The Internet’s Original Sin

Our product is Sign it!, which is a legal document translator and simplifier. In this context, when dealing with content of this nature, advertisements significantly decrease the trustworthiness of our product. When dealing with sensitive legal documents, the last thing a user would want is the potential for any sort of privacy compromising advertisements. From our perspective, having an advertisement revenue model would also be detrimental to the image we want our product to have, one that is more professional, so that it can compete with lawyers. In addition, this advertisement model relies on a high number of page views, which is something we don’t anticipate happening with our product.

As such, we aim to support out free pricing model with our more expensive pricing tiers, with those hopefully being paid for buy small businesses rather than individual users. In this sense, the additional revenue that we would be able to bring in should hopefully be a very small amount compared to the revenue we hope to bring in from our pricing model, making the advertisement revenue model unnecessary.
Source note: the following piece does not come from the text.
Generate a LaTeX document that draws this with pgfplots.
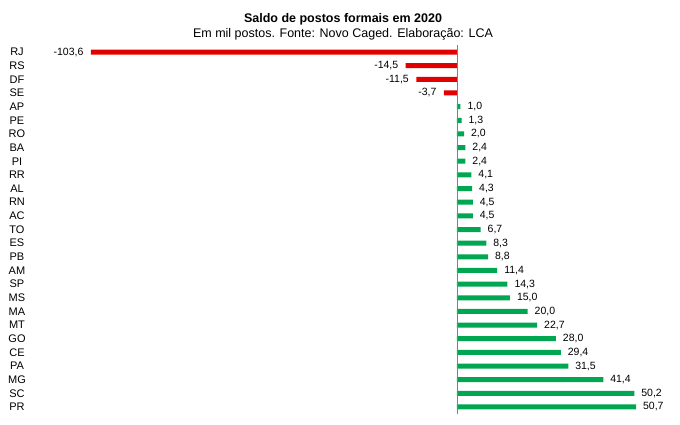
\documentclass[border=0pt]{standalone}
\usepackage{fontspec}
\setmainfont{Liberation Sans}
\usepackage{pgfplots}
\pgfplotsset{compat=1.18}
\definecolor{negred}{HTML}{E00000}
\definecolor{posgreen}{HTML}{00A651}
\begin{document}
\begin{tikzpicture}[x=1pt,y=1pt]
\useasboundingbox (0,0) rectangle (680,424);
\node[font=\bfseries\fontsize{12.5}{14}\selectfont] at (343,405) {Saldo de postos formais em 2020};
\node[font=\fontsize{12.5}{14}\selectfont] at (343,390) {Em mil postos. Fonte: Novo Caged. Elaboração: LCA};
\begin{axis}[
  at={(40pt,10.2pt)}, anchor=south west,
  scale only axis, width=620pt, height=368.6pt,
  xbar, bar width=5pt, bar shift=0pt,
  xmin=-118, xmax=57.46, ymin=-0.5, ymax=26.5, y dir=reverse,
  axis line style={draw=none},
  xtick=\empty, ytick={0,...,26},
  yticklabels={RJ,RS,DF,SE,AP,PE,RO,BA,PI,RR,AL,RN,AC,TO,ES,PB,AM,SP,MS,MA,MT,GO,CE,PA,MG,SC,PR},
  major tick length=0pt,
  yticklabel style={anchor=center, xshift=-23pt, font=\fontsize{11}{13}\selectfont},
  nodes near coords={\pgfmathprintnumber[fixed,fixed zerofill,precision=1,use comma,assume math mode=true]{\pgfplotspointmeta}},
  nodes near coords style={font=\fontsize{10.5}{12}\selectfont},
  clip=false,
]
% negatives
\addplot[draw=none, fill=negred, nodes near coords style={anchor=east, xshift=-4pt}] coordinates {
  (-103.6,0) (-14.5,1) (-11.5,2) (-3.7,3)
};
% positives
\addplot[draw=none, fill=posgreen, nodes near coords style={anchor=west, xshift=3.5pt}] coordinates {
  (1.0,4) (1.3,5) (2.0,6) (2.4,7) (2.4,8) (4.1,9) (4.3,10) (4.5,11) (4.5,12)
  (6.7,13) (8.3,14) (8.8,15) (11.4,16) (14.3,17) (15.0,18) (20.0,19)
  (22.7,20) (28.0,21) (29.4,22) (31.5,23) (41.4,24) (50.2,25) (50.7,26)
};
\draw[gray] (axis cs:0,-0.5) -- (axis cs:0,26.5);
\end{axis}
\end{tikzpicture}
\end{document}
In a larger sense, advertisement revenue models across the internet normalize the selling of user data to advertisers, which is something that I think no internet user should ever want. While yes, advertisements do help make certain products free for the user, for any product that a user really wants to use, and is actually useful, a small price is much easier to swallow than the price of advertisements. In addition, with the proliferation of ad blockers, advertisements no longer have the value they had before, making them a less optimal choice for any product.